A recent CTV article was very excited about a new Disney short called Reflect, about a young ballet dancer named Bianca, and its body positivity message. As the resident fat ballerina on this blog, I had to watch it.
Hilary Bradfield, the creator, says “I feel like I’m a body positive person in principle, but when it’s on a personal level, it’s a lot harder to be body positive. I feel this deeply: despite repeated self-talk, I sometimes hate how I look.
It’s so short that the introduction by the creator was almost as long as the film itself so I watched it several times. I wanted to love it. The animation itself was well-done. It had the kind of uplifting Disney “girl overcomes barriers and has a happy ending” story that makes me smile.
But somehow it didn’t, quite. Was it too short to engage me? Too unrealistic? I think it was the latter, which is deeply weird; it’s Disney – of course it’s unrealistic!

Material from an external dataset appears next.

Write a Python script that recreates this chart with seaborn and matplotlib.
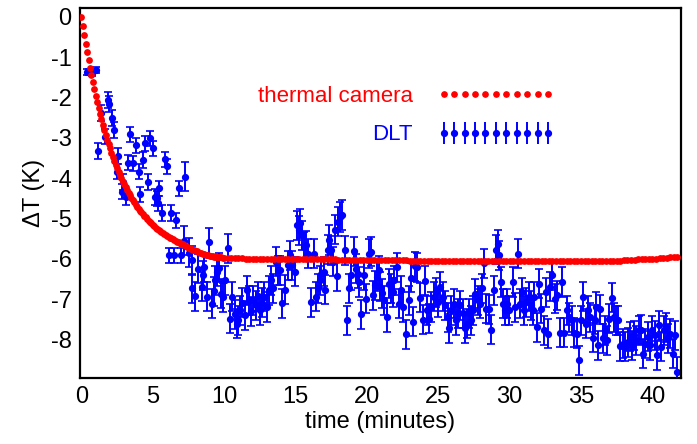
import numpy as np
import matplotlib
matplotlib.use("Agg")
import matplotlib.pyplot as plt
import seaborn as sns
from matplotlib.lines import Line2D

# thermal camera curve, 0.1 min steps up to 10 min
cam_t_early = np.arange(0, 10.0, 0.1)
cam_T_early = [
    0.00, -0.23, -0.45, -0.67, -0.87, -1.07, -1.26, -1.44, -1.62, -1.78,
    -1.95, -2.10, -2.25, -2.40, -2.54, -2.67, -2.80, -2.92, -3.04, -3.15,
    -3.26, -3.37, -3.47, -3.57, -3.66, -3.75, -3.84, -3.92, -4.00, -4.08,
    -4.15, -4.22, -4.29, -4.36, -4.42, -4.48, -4.54, -4.59, -4.65, -4.70,
    -4.75, -4.80, -4.84, -4.89, -4.93, -4.97, -5.01, -5.05, -5.09, -5.12,
    -5.16, -5.19, -5.22, -5.25, -5.28, -5.31, -5.33, -5.36, -5.38, -5.41,
    -5.43, -5.45, -5.47, -5.49, -5.51, -5.53, -5.55, -5.57, -5.58, -5.60,
    -5.62, -5.64, -5.66, -5.68, -5.70, -5.72, -5.73, -5.75, -5.77, -5.78,
    -5.80, -5.81, -5.83, -5.84, -5.86, -5.87, -5.88, -5.89, -5.90, -5.91,
    -5.92, -5.93, -5.93, -5.94, -5.94, -5.95, -5.95, -5.96, -5.96, -5.97,
]
# after 10 min, 0.25 min steps
cam_t_late = np.arange(10.0, 42.0, 0.25)
cam_T_late = [
    -5.97, -5.97, -5.98, -5.98, -5.98, -5.98, -5.99, -5.99,
    -5.99, -5.99, -5.99, -5.99, -6.00, -6.00, -6.00, -6.00,
    -6.00, -6.00, -6.00, -6.00, -6.01, -6.01, -6.01, -6.01,
    -6.01, -6.01, -6.01, -6.01, -6.01, -6.01, -6.01, -6.01,
    -6.02, -6.02, -6.02, -6.02, -6.02, -6.02, -6.02, -6.02,
    -6.03, -6.03, -6.03, -6.03, -6.03, -6.03, -6.03, -6.03,
    -6.03, -6.03, -6.03, -6.03, -6.04, -6.04, -6.04, -6.04,
    -6.04, -6.04, -6.04, -6.04, -6.05, -6.05, -6.05, -6.05,
    -6.05, -6.05, -6.05, -6.05, -6.05, -6.05, -6.05, -6.05,
    -6.05, -6.05, -6.05, -6.05, -6.06, -6.06, -6.06, -6.06,
    -6.06, -6.06, -6.06, -6.06, -6.06, -6.06, -6.06, -6.06,
    -6.06, -6.06, -6.06, -6.06, -6.06, -6.06, -6.06, -6.06,
    -6.06, -6.06, -6.06, -6.06, -6.06, -6.06, -6.06, -6.06,
    -6.05, -6.05, -6.05, -6.05, -6.04, -6.04, -6.04, -6.04,
    -6.03, -6.03, -6.02, -6.02, -6.01, -6.01, -6.00, -6.00,
    -5.99, -5.99, -5.98, -5.98, -5.97, -5.96, -5.95, -5.94,
]

# DLT measurements
dlt_t = [
    0.37, 0.54, 0.77, 1.00, 1.14, 1.35, 1.66, 1.84, 1.96, 2.12,
    2.31, 2.48, 2.55, 2.83, 2.94, 3.13, 3.29, 3.43, 3.64, 3.81,
    4.00, 4.11, 4.32, 4.46, 4.65, 4.79, 4.98, 5.16, 5.28, 5.35,
    5.44, 5.63, 5.82, 5.96, 6.10, 6.28, 6.47, 6.61, 6.80, 6.98,
    7.15, 7.27, 7.50, 7.73, 7.78, 7.94, 8.14, 8.43, 8.55, 8.62,
    8.80, 8.95, 9.13, 9.27, 9.37, 9.50, 9.64, 9.78, 9.91, 10.09,
    10.28, 10.43, 10.58, 10.74, 10.90, 11.00, 11.10, 11.26, 11.43, 11.58,
    11.72, 11.89, 12.05, 12.22, 12.34, 12.50, 12.64, 12.80, 12.97, 13.15,
    13.29, 13.45, 13.62, 13.76, 13.92, 14.06, 14.23, 14.46, 14.58, 14.74,
    14.93, 15.09, 15.26, 15.33, 15.44, 15.56, 15.72, 15.86, 16.09, 16.26,
    16.42, 16.56, 16.68, 16.80, 16.96, 17.07, 17.26, 17.36, 17.49, 17.61,
    17.78, 17.91, 17.96, 18.08, 18.24, 18.43, 18.59, 18.76, 18.89, 19.08,
    19.22, 19.36, 19.46, 19.60, 19.76, 19.92, 20.11, 20.27, 20.43, 20.57,
    20.74, 20.88, 20.95, 21.05, 21.23, 21.40, 21.56, 21.70, 21.86, 21.93,
    22.09, 22.26, 22.40, 22.56, 22.73, 22.92, 23.06, 23.22, 23.38, 23.52,
    23.71, 23.90, 24.04, 24.20, 24.36, 24.50, 24.67, 24.83, 24.97, 25.14,
    25.30, 25.48, 25.65, 25.77, 25.91, 26.07, 26.23, 26.37, 26.54, 26.70,
    26.84, 27.00, 27.17, 27.31, 27.42, 27.59, 27.75, 27.91, 28.05, 28.17,
    28.33, 28.52, 28.71, 28.87, 29.03, 29.17, 29.27, 29.38, 29.50, 29.64,
    29.80, 29.97, 30.20, 30.39, 30.57, 30.74, 30.85, 31.02, 31.16, 31.32,
    31.49, 31.63, 31.72, 31.90, 32.02, 32.19, 32.37, 32.54, 32.68, 32.84,
    33.00, 33.15, 33.31, 33.50, 33.66, 33.82, 34.01, 34.17, 34.36, 34.53,
    34.69, 34.85, 35.01, 35.15, 35.34, 35.48, 35.65, 35.81, 35.95, 36.04,
    36.18, 36.35, 36.51, 36.65, 36.81, 36.97, 37.16, 37.28, 37.44, 37.58,
    37.75, 37.91, 38.10, 38.26, 38.40, 38.56, 38.73, 38.87, 39.03, 39.17,
    39.33, 39.50, 39.66, 39.80, 39.97, 40.15, 40.32, 40.48, 40.62, 40.78,
    40.95, 41.09, 41.25, 41.41, 41.55, 41.72,
]
dlt_T = [
    -1.36, -1.36, -1.38, -1.32, -3.32, -2.38, -2.97, -2.06, -2.16, -2.51,
    -2.80, -3.84, -3.45, -4.33, -4.09, -4.46, -3.61, -2.91, -3.63, -3.18,
    -3.84, -4.40, -3.55, -3.13, -4.09, -3.01, -3.26, -4.46, -4.50, -4.62,
    -4.25, -4.86, -3.53, -3.70, -5.91, -4.86, -5.91, -5.04, -4.25, -5.91,
    -5.55, -3.96, -5.84, -6.03, -6.73, -6.92, -6.24, -6.69, -6.40, -6.21,
    -6.93, -5.58, -7.11, -6.80, -6.53, -6.32, -6.22, -6.86, -6.95, -6.53,
    -5.74, -7.48, -6.93, -7.37, -7.60, -7.52, -7.27, -7.08, -7.39, -6.77,
    -7.02, -7.29, -7.02, -7.15, -6.92, -7.27, -7.08, -6.94, -7.19, -6.77,
    -6.53, -6.73, -6.07, -6.28, -6.28, -7.10, -6.76, -6.15, -5.91, -6.15,
    -6.32, -5.16, -5.29, -5.12, -5.41, -5.70, -5.66, -5.87, -7.07, -5.87,
    -6.94, -6.73, -6.53, -6.36, -6.32, -6.76, -5.77, -5.53, -5.78, -6.07,
    -5.27, -6.43, -5.08, -4.96, -4.91, -5.78, -7.52, -6.72, -6.40, -5.81,
    -6.24, -6.36, -6.57, -7.37, -6.40, -6.98, -5.87, -5.82, -6.90, -6.65,
    -6.44, -6.28, -6.69, -6.85, -7.02, -7.44, -6.61, -6.73, -6.82, -6.53,
    -6.21, -7.11, -6.77, -7.19, -7.87, -7.02, -6.46, -7.56, -6.18, -6.21,
    -6.96, -7.50, -6.54, -7.27, -7.48, -7.19, -6.94, -6.82, -7.07, -6.69,
    -6.94, -7.15, -7.44, -7.72, -7.27, -7.11, -7.52, -7.35, -7.15, -7.35,
    -7.72, -7.60, -7.35, -7.52, -7.27, -6.86, -7.02, -7.11, -6.73, -6.11,
    -7.23, -7.25, -7.75, -6.77, -5.77, -5.63, -5.91, -6.57, -7.11, -7.27,
    -7.11, -7.27, -6.57, -7.20, -5.87, -7.11, -6.82, -7.27, -7.07, -6.94,
    -7.15, -7.27, -6.94, -7.69, -6.61, -7.23, -7.77, -6.82, -7.85, -6.69,
    -6.40, -6.98, -6.90, -7.83, -6.57, -7.83, -7.27, -7.44, -7.52, -7.83,
    -7.85, -8.51, -7.52, -6.94, -7.60, -7.27, -7.44, -7.95, -7.50, -7.19,
    -8.14, -7.25, -7.97, -7.77, -8.01, -7.48, -6.96, -7.44, -7.52, -7.52,
    -8.16, -8.10, -8.18, -8.06, -7.93, -8.14, -7.89, -8.01, -7.77, -7.75,
    -8.35, -8.10, -7.93, -8.14, -7.77, -7.89, -8.39, -7.64, -8.18, -7.77,
    -7.69, -7.97, -7.85, -8.35, -7.89, -8.80,
]
# error bar half-lengths: small at the start, larger later
err_start, err_mid, err_late = 0.08, 0.19, 0.36

sns.set_theme(style="white")
plt.rcParams["font.family"] = ["Liberation Sans", "DejaVu Sans"]
plt.rcParams["axes.unicode_minus"] = False
plt.rcParams["text.color"] = "black"
plt.rcParams["axes.labelcolor"] = "black"
plt.rcParams["xtick.color"] = "black"
plt.rcParams["ytick.color"] = "black"

cam_t = np.concatenate([cam_t_early, cam_t_late])
cam_T = np.concatenate([cam_T_early, cam_T_late])
dlt_t = np.array(dlt_t)
dlt_T = np.array(dlt_T)
dlt_err = np.where(dlt_t < 1.1, err_start, np.where(dlt_t < 7.1, err_mid, err_late))

fig = plt.figure(figsize=(6.97, 4.44), dpi=100)
ax = fig.add_axes([0.1148, 0.1486, 0.8622, 0.8334])

sns.scatterplot(x=cam_t, y=cam_T, color="#ff0000", s=24, linewidth=0, ax=ax, zorder=3)
ax.errorbar(dlt_t, dlt_T, yerr=dlt_err, fmt="o", color="#0000ff", ms=4.2,
            elinewidth=1.4, capsize=2.8, capthick=1.2, zorder=2)

ax.set_xlim(-0.1, 42.0)
ax.set_ylim(-8.95, 0.22)
ax.set_xticks(range(0, 45, 5))
ax.set_yticks(range(-8, 1))
ax.tick_params(axis="both", length=0, labelsize=17, pad=6, labelcolor="black")
for s in ax.spines.values():
    s.set_color("black")
    s.set_linewidth(1.6)
ax.set_xlabel("time (minutes)", fontsize=17, labelpad=2, color="black")
ax.set_ylabel("ΔT (K)", fontsize=17, labelpad=4, color="black")

# legend: text on the left, samples on the right
h_cam = Line2D([], [], ls="none", marker="o", color="#ff0000", ms=3.8)
h_dlt = ax.errorbar([], [], yerr=[], fmt="o", color="#0000ff", ms=4.2,
                    elinewidth=1.4, capsize=2.8, capthick=1.2)
leg = ax.legend([h_cam, h_dlt], ["thermal camera", "DLT"], loc="upper right",
                bbox_to_anchor=(0.79, 0.79), frameon=False, markerfirst=False,
                numpoints=11, handlelength=5.3, handletextpad=1.1,
                labelspacing=0.8, borderaxespad=0, borderpad=0, fontsize=16)
for txt, c in zip(leg.get_texts(), ["#ff0000", "#0000ff"]):
    txt.set_color(c)

fig.savefig("out.png", dpi=100)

Bianca was too small/young to be dancing en pointe (kids should be at least 12 or so to prevent permanent damage to growing bones). Triple pirouettes are hard. And she was so round compared to the stick figure dancers in her class! Those other kids would not have been able to stand in real life, let alone dance.
In some ways, I wanted Bianca to do more ordinary things and be happy, and her classmates and teacher to at least notice her. I know that wouldn’t have been as much of a Disney story that satisfies kids.

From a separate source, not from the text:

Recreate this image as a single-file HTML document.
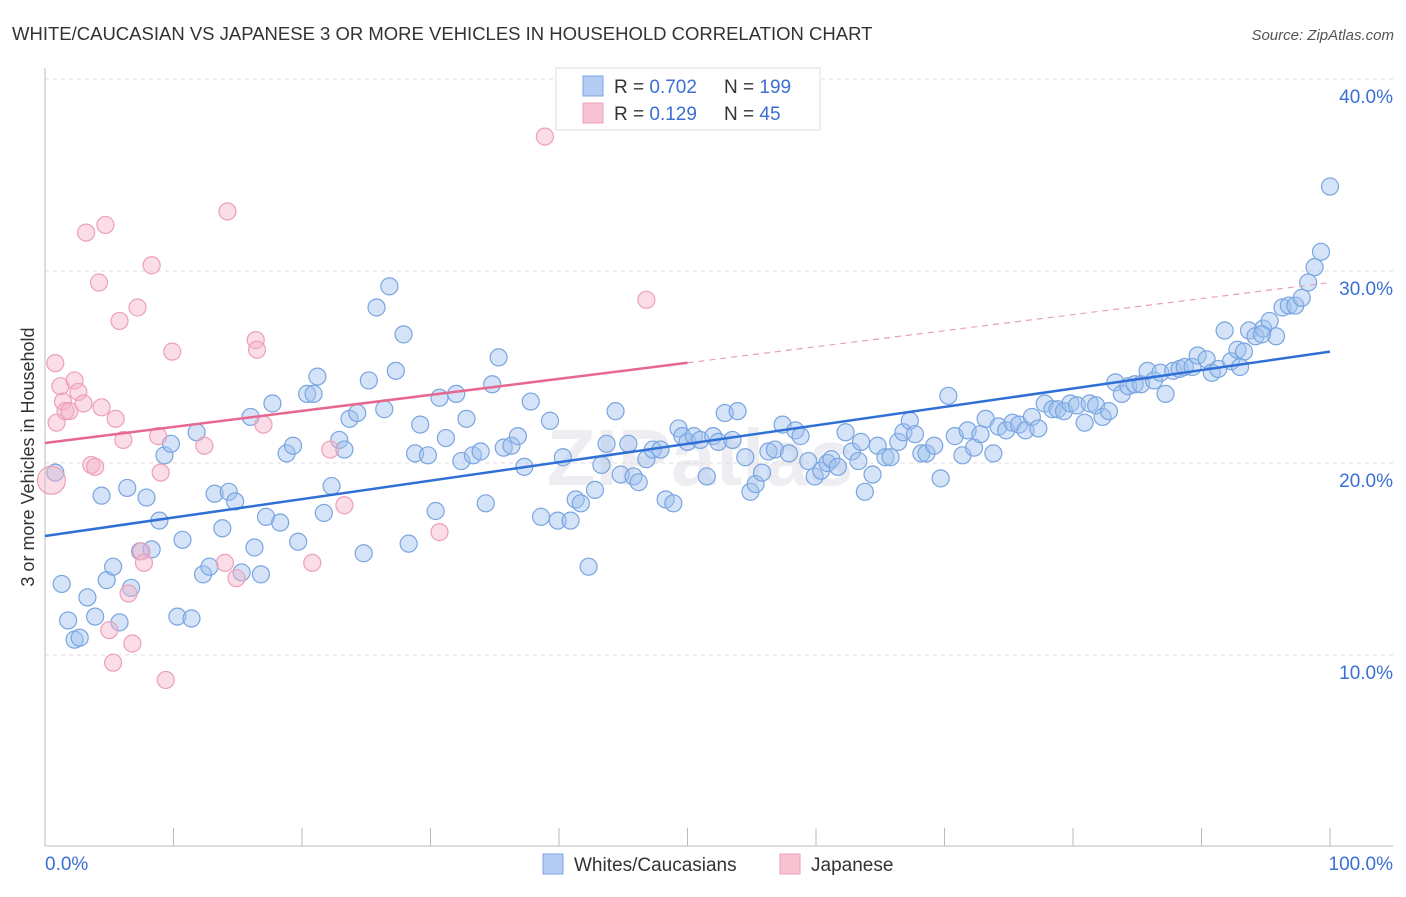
<!DOCTYPE html>
<html><head><meta charset="utf-8"><style>
body{margin:0;background:#fff;font-family:"Liberation Sans",sans-serif;}
svg text{font-family:"Liberation Sans",sans-serif;}
</style></head><body>
<svg id="chart" width="1406" height="892">
<text x="12" y="40" font-size="18.5" fill="#333">WHITE/CAUCASIAN VS JAPANESE 3 OR MORE VEHICLES IN HOUSEHOLD CORRELATION CHART</text>
<text x="1394" y="40" font-size="15" fill="#555" font-style="italic" text-anchor="end">Source: ZipAtlas.com</text>
<text transform="translate(34,457) rotate(-90)" font-size="18" fill="#333" text-anchor="middle">3 or more Vehicles in Household</text>
<text x="700" y="485" font-size="80" fill="#eeeef2" text-anchor="middle" font-weight="bold">ZIPatlas</text>
<g id="grid"></g><g id="marks"></g>
<g>
<rect x="556" y="68" width="264" height="62" fill="#fff" stroke="#ddd"/>
<rect x="583" y="76" width="20" height="20" fill="#b3cdf3" stroke="#7aa5e0"/>
<rect x="583" y="103" width="20" height="20" fill="#f8c3d3" stroke="#eda0b8"/>
<text x="614" y="93" font-size="19" fill="#333">R = <tspan fill="#3b6fd4">0.702</tspan></text>
<text x="724" y="93" font-size="19" fill="#333">N = <tspan fill="#3b6fd4">199</tspan></text>
<text x="614" y="120" font-size="19" fill="#333">R =  <tspan fill="#3b6fd4">0.129</tspan></text>
<text x="724" y="120" font-size="19" fill="#333">N =  <tspan fill="#3b6fd4">45</tspan></text>
</g>
<g>
<rect x="543" y="854" width="20" height="20" fill="#b3cdf3" stroke="#7aa5e0"/>
<text x="574" y="871" font-size="19" fill="#333">Whites/Caucasians</text>
<rect x="780" y="854" width="20" height="20" fill="#f8c3d3" stroke="#eda0b8"/>
<text x="811" y="871" font-size="19" fill="#333">Japanese</text>
</g>
</svg>
<script>
const yTicks=[10,20,30,40];
const yTickLabels=["10.0%","20.0%","30.0%","40.0%"];
const xTickLabels=["0.0%","100.0%"];
const blueX=[0.8,1.3,1.8,2.3,2.7,3.3,3.9,4.4,4.8,5.3,5.8,6.4,6.7,7.4,7.9,8.3,8.9,9.3,9.8,10.3,10.7,11.4,11.8,12.3,12.8,13.2,13.8,14.3,14.8,15.3,16.0,16.3,16.8,17.2,17.7,18.3,18.8,19.3,19.7,20.4,20.9,21.2,21.7,22.3,22.9,23.3,23.7,24.3,24.8,25.2,25.8,26.4,26.8,27.3,27.9,28.3,29.2,28.8,29.8,30.4,30.7,31.2,32.0,32.4,32.8,33.3,33.9,34.3,34.8,35.3,35.7,36.3,36.8,37.3,37.8,38.6,39.3,39.9,40.3,40.9,41.3,41.7,42.3,42.8,43.3,43.7,44.4,44.8,45.4,45.8,46.2,46.8,47.3,47.9,48.3,48.9,49.3,49.6,50.0,50.5,51.0,51.5,52.0,52.4,52.9,53.5,53.9,54.5,54.9,55.3,55.8,56.3,56.8,57.4,57.9,58.4,58.8,59.4,59.9,60.4,60.9,61.2,61.7,62.3,62.8,63.3,63.8,64.4,64.8,65.4,65.8,66.4,66.8,67.3,67.7,68.2,68.6,69.2,69.7,70.3,70.8,71.4,71.8,72.3,72.8,73.2,73.8,74.2,74.8,75.3,75.8,76.3,76.8,77.3,77.8,78.4,78.8,79.3,79.8,80.3,80.9,81.3,81.8,82.3,82.8,83.3,83.8,84.3,84.8,85.3,85.8,86.3,86.8,87.2,87.8,88.3,88.7,89.3,89.7,90.4,90.8,91.3,91.8,92.3,92.8,93.3,93.7,94.2,94.8,95.3,95.8,96.3,96.8,97.3,97.8,98.3,98.8,99.3,100,63.5,94.7,93.0];
const blueY=[19.5,13.7,11.8,10.8,10.9,13.0,12.0,18.3,13.9,14.6,11.7,18.7,13.5,15.4,18.2,15.5,17.0,20.4,21.0,12.0,16.0,11.9,21.6,14.2,14.6,18.4,16.6,18.5,18.0,14.3,22.4,15.6,14.2,17.2,23.1,16.9,20.5,20.9,15.9,23.6,23.6,24.5,17.4,18.8,21.2,20.7,22.3,22.6,15.3,24.3,28.1,22.8,29.2,24.8,26.7,15.8,22.0,20.5,20.4,17.5,23.4,21.3,23.6,20.1,22.3,20.4,20.6,17.9,24.1,25.5,20.8,20.9,21.4,19.8,23.2,17.2,22.2,17.0,20.3,17.0,18.1,17.9,14.6,18.6,19.9,21.0,22.7,19.4,21.0,19.3,19.0,20.2,20.7,20.7,18.1,17.9,21.8,21.4,21.1,21.4,21.2,19.3,21.4,21.1,22.6,21.2,22.7,20.3,18.5,18.9,19.5,20.6,20.7,22.0,20.5,21.7,21.4,20.1,19.3,19.6,20.0,20.2,19.8,21.6,20.6,20.1,18.5,19.4,20.9,20.3,20.3,21.1,21.6,22.2,21.5,20.5,20.5,20.9,19.2,23.5,21.4,20.4,21.7,20.8,21.5,22.3,20.5,21.9,21.7,22.1,22.0,21.7,22.4,21.8,23.1,22.8,22.8,22.7,23.1,23.0,22.1,23.1,23.0,22.4,22.7,24.2,23.6,24.0,24.1,24.1,24.8,24.3,24.7,23.6,24.8,24.9,25.0,25.0,25.6,25.4,24.7,24.9,26.9,25.3,25.9,25.8,26.9,26.6,27.0,27.4,26.6,28.1,28.2,28.2,28.6,29.4,30.2,31.0,34.4,21.1,26.7,25.0];
const pinkX=[0.5,0.8,0.9,1.2,1.4,1.6,1.9,2.3,2.6,3.0,3.2,3.6,3.9,4.2,4.4,4.7,5.0,5.3,5.5,5.8,6.1,6.5,6.8,7.2,7.5,7.7,8.3,8.8,9.0,9.4,9.9,12.4,14.0,14.2,14.9,16.4,16.5,17.0,20.8,22.2,23.3,30.7,38.9,46.8];
const pinkY=[19.1,25.2,22.1,24.0,23.2,22.7,22.7,24.3,23.7,23.1,32.0,19.9,19.8,29.4,22.9,32.4,11.3,9.6,22.3,27.4,21.2,13.2,10.6,28.1,15.4,14.8,30.3,21.4,19.5,8.7,25.8,20.9,14.8,33.1,14.0,26.4,25.9,22.0,14.8,20.7,17.8,16.4,37.0,28.5];
const blueLine=[16.2,25.8];
const pinkLine=[21.04,29.4];

const NS="http://www.w3.org/2000/svg";
const X0=45,X1=1330,Y10=655,PY=19.2;
function sx(v){return X0+(X1-X0)*v/100;}
function sy(v){return Y10-(v-10)*PY;}
function mk(t,a,p){const e=document.createElementNS(NS,t);for(const k in a)e.setAttribute(k,a[k]);p.appendChild(e);return e;}
const grid=document.getElementById('grid'),marks=document.getElementById('marks');
yTicks.forEach((t,i)=>{
  const l=mk('line',{x1:45,x2:1393,y1:sy(t),y2:sy(t),stroke:'#ddd','stroke-dasharray':'4,4'},grid);
  
  
  const tx=mk('text',{x:1393,y:sy(t)+24,'font-size':19,fill:'#3b6fd4','text-anchor':'end'},grid);
  tx.textContent=yTickLabels[i];
  
  
});
const ax=mk('line',{x1:45,x2:1393,y1:846,y2:846,stroke:'#bbb'},grid);


const ay=mk('line',{x1:45,x2:45,y1:68,y2:846,stroke:'#bbb'},grid);


for(let i=0;i<=10;i++){
  const t=mk('line',{x1:sx(i*10),x2:sx(i*10),y1:828,y2:846,stroke:'#bbb'},grid);
  
  
}
const xl0=mk('text',{x:45,y:870,'font-size':19,fill:'#3b6fd4'},grid);xl0.textContent=xTickLabels[0];


const xl1=mk('text',{x:1393,y:870,'font-size':19,fill:'#3b6fd4','text-anchor':'end'},grid);xl1.textContent=xTickLabels[1];



blueX.forEach((x,i)=>{
  const c=mk('circle',{cx:sx(x),cy:sy(blueY[i]),r:8.5,fill:'rgba(160,192,240,0.45)',stroke:'#7aa5e0','stroke-width':1.2},marks);
  
  
});
pinkX.forEach((x,i)=>{
  const c=mk('circle',{cx:sx(x),cy:sy(pinkY[i]),r:i==0?14:8.5,fill:'rgba(245,180,200,0.45)',stroke:'#eda0b8','stroke-width':1.2},marks);
  
  
});
const bl=mk('line',{x1:sx(0),y1:sy(blueLine[0]),x2:sx(100),y2:sy(blueLine[1]),stroke:'#2f6fd6','stroke-width':2.5},marks);


const pm=pinkLine[0]+(pinkLine[1]-pinkLine[0])*0.5;
const pl=mk('line',{x1:sx(0),y1:sy(pinkLine[0]),x2:sx(50),y2:sy(pm),stroke:'#e8678f','stroke-width':2.5},marks);


const pd=mk('line',{x1:sx(50),y1:sy(pm),x2:sx(100),y2:sy(pinkLine[1]),stroke:'#e8a0b6','stroke-width':1.2,'stroke-dasharray':'6,5'},marks);


</script>
</body></html>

But maybe it would have resonated more with adult fat ballerina me who has already learned not to notice anything in the mirror except posture and position. The fat ballerina who will never be any good dancer, but who loves dancing anyway.
I hear that others love Reflect and see themselves in Bianca. I am curious about what you think. Am I putting too much onto the shoulders of this young dancer to be a role model but also somewhat ordinary? What is the right balance of expectations for a plus sized or otherwise different person with talent?